In the ruling U.S. District Judge Lewis T. Babcock faulted the two federal agencies for failing to account for downstream emissions from drilling and failing to adequately address potential harm to mule deer and elk.
"This is an important win for our public lands, the climate and the tenacity of the North Fork Valley community. Requiring the Bureau of Land Management to clearly and properly analyze all potential direct, indirect and cumulative impacts of this large-scale industrial oil and gas development project is absolutely critical to protecting the rare and irreplaceable ecosystem of the North Fork Valley and all those who rely on it," said Natasha Léger, executive director, Citizens for a Healthy Community.

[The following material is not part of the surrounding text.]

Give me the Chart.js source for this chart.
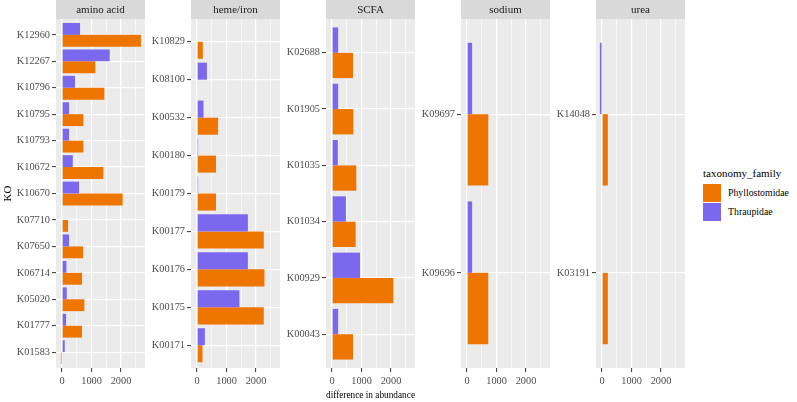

"High Country Conservation Advocates is thrilled with the court's favorable ruling," said Matt Reed, public lands director at Crested Butte's High Country Conservation Advocates. "The Bull Mountain area is home to important populations of elk and mule deer, iconic species increasingly under threat from surrounding oil and gas development. Ensuring that impacts from this project are considered, analyzed, and adequately addressed is critical to maintaining their long-term vitality in the Upper North Fork."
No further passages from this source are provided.